5 Obscenely Rich People Who Should Stop Whining About Taxes (and Listen to Warren Buffett)
In a New York Times Op-Ed published today, billionaire investor Warren Buffett argues for higher taxes on the wealthy. Buffett slams the notion that the wealthy would stop investing if taxes went up on them, writing that we should “forget about the rich and ultrarich going on strike and stuffing their ample funds under their mattresses if — gasp — capital gains rates and ordinary income rates are increased.”
The Op-Ed comes amidst a raging debate in Washington about fiscal matters and as President Barack Obama proposes a plan to end the Bush tax cuts for the wealthy. While Buffett supports Obama’s proposal, he writes that he prefers “a cutoff point somewhat above $250,000 — maybe $500,000 or so.” Obama supports the expiration of the tax cuts for those making above $250,000. And Buffett also comes out for “a minimum tax on high incomes. I would suggest 30 percent of taxable income between $1 million and $10 million, and 35 percent on amounts above that.”
So Buffett’s one rich fellow with a good head on his shoulders. But many other wealthy people don’t share that characteristic. Instead, some rich folks in the United States have been screaming their heads off about the end of the Bush tax cuts and the looming spending cuts that could go into effect at the beginning of next year.
But instead of worrying about taxes going up, they should listen to Buffett’s reasonable proposal. Here’s 5 high-income figures who should listen to Warren Buffett.
1. Carly Fiorina
Fiorina has no reason to complain--she earned more than $42 million when she was ousted at Hewlett Packard. But there she was on NBC’s Meet the Press on November 25, kvetching about public workers and unions.
After Al Sharpton, a MSNBC host, said that the country needs to “deal with the tax on the rich first,” Fiorina replied by saying that “it is not fair that public employee union pensions and benefits are so rich now that cities and states are going bankrupt and college tuition is going up 25 and 30 percent or police and firefighters are being cut. There’s a lot that isn’t fair right now.”
2. David Cote
The CEO of Honeywell International sounds like a reasonable person when he says things like “you need more revenue,” as he told CBS News. But as a member of the Fix the Debt coalition, the plan Cote is pushing for calls for “cuts in deductions that are likely to include credits for working families and — you guessed it — more corporate tax breaks. Chief among these is a proposal to switch to a territorial system under which corporate foreign earnings would be permanently exempted,” as AlterNet pointed out.
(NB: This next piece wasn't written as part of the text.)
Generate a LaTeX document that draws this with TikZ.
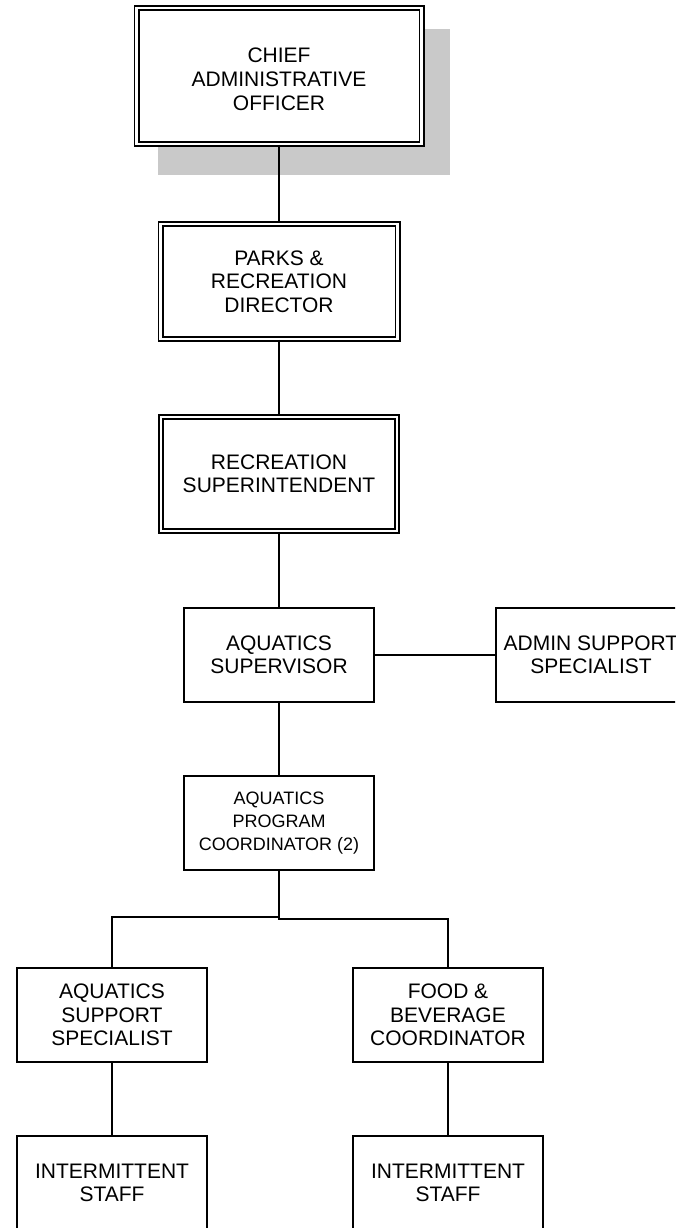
\documentclass[tikz,border=0pt]{standalone}
\usepackage{fontspec}
\setmainfont{Liberation Sans}
\begin{document}
\begin{tikzpicture}[x=1pt,y=-1pt,
  box/.style={draw=black,fill=white,line width=1.6pt,inner sep=0pt,align=center,
    minimum width=190.5pt,minimum height=94.5pt,font=\fontsize{21}{23.5}\selectfont},
  dbox/.style={box,double=white,double distance=2.8pt,line width=1.6pt},
  conn/.style={draw=black,line width=1.5pt},
  label/.style={inner sep=0pt,align=center,font=\fontsize{21}{24}\selectfont},
  shadowfill/.style={fill=black!21}]
\useasboundingbox (0,0) rectangle (675,1228);
\clip (0,0) rectangle (675,1228);
% shadow of the top box
\path[shadowfill] (158,29) rectangle (450,175);
% nodes
\node[dbox,minimum width=285pt,minimum height=136pt] (cao) at (279,76) {};
\node[label,yshift=-3.5pt] (caot) at (cao.center) {CHIEF\\ADMINISTRATIVE\\OFFICER};
\node[dbox,minimum width=237pt,minimum height=115pt] (prd) at (279,281.5) {PARKS \&\\RECREATION\\DIRECTOR};
\node[dbox,minimum width=236pt,minimum height=114pt] (rs) at (279,474) {RECREATION\\SUPERINTENDENT};
\node[box] (as) at (279,655) {AQUATICS\\SUPERVISOR};
\node[box] (ass) at (591,655) {ADMIN SUPPORT\\SPECIALIST};
\node[box,font=\fontsize{18}{23.3}\selectfont] (apc) at (279,823) {AQUATICS\\PROGRAM\\COORDINATOR (2)};
\node[box] (aqs) at (112,1015) {AQUATICS\\SUPPORT\\SPECIALIST};
\node[box] (fbc) at (448,1015) {FOOD \&\\BEVERAGE\\COORDINATOR};
\node[box] (is1) at (112,1183) {INTERMITTENT\\STAFF};
\node[box] (is2) at (448,1183) {INTERMITTENT\\STAFF};
% connectors
\draw[conn] (cao) -- (prd);
\draw[conn] (prd) -- (rs);
\draw[conn] (rs) -- (as);
\draw[conn] (as) -- (ass);
\draw[conn] (as) -- (apc);
\draw[conn] (apc.south) -- ++(0,46) -| (aqs.north);
\draw[conn] (apc.south) -- ++(0,48) -| (fbc.north);
\draw[conn] (aqs) -- (is1);
\draw[conn] (fbc) -- (is2);
\end{tikzpicture}
\end{document}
Cote’s eyes are on the real prize for the austerity-pushers: cutting Medicare, Medicaid and Social Security. He told CBS News that “the big nut is going to have to be Medicare/Medicaid, and even though most people don't want to talk about it.”
3. David Siegel
The head of Westgate resorts in Florida made headlines when he threatened workers that he would fire them if President Obama is reelected.
The reason? Because the “current administration and members of the press have perpetuated an environment that casts employers against employees,” Siegel wrote in an e-mail to all employees of his company. Siegel also railed against what he thinks are onerous tax burdens. “We are being taxed to death and the government thinks we don't pay enough,” he wrote.
4. John Metz
The owner of many Denny’s and Dairy Queen franchises was another boss who threatened his workers with hell if Obama was reelected. Metz threatened to slash his employees’ pay and claimed that an “Obamacare surcharge” would lead him to pass costs on to the consumer.
“If I leave the prices the same, but say on the menu that there is a 5 percent surcharge for Obamacare, customers have two choices. They can either pay it and tip 15 or 20 percent, or if they really feel so inclined, they can reduce the amount of tip they give to the server, who is the primary beneficiary of Obamacare,” said Metz. “Although it may sound terrible that I'm doing this, it's the only alternative. I've got to pass the cost on to the consumer.”
5. Lloyd Blankfein
Blankfein, the CEO of Goldman Sachs, is another member of the “Fix the Debt” coalition. And recent remarks make clear that Blankfein is bent on pushing the U.S. to alter the promise of Social Security and Medicare.
Speaking to CBS News, Blankfein said: “You're going to have to undoubtedly do something to lower people's expectations. The entitlements, and what people think that they're going to get, because it's not going to–they're not going to get it.”
This comment comes from a man who who was paid $16 million last year.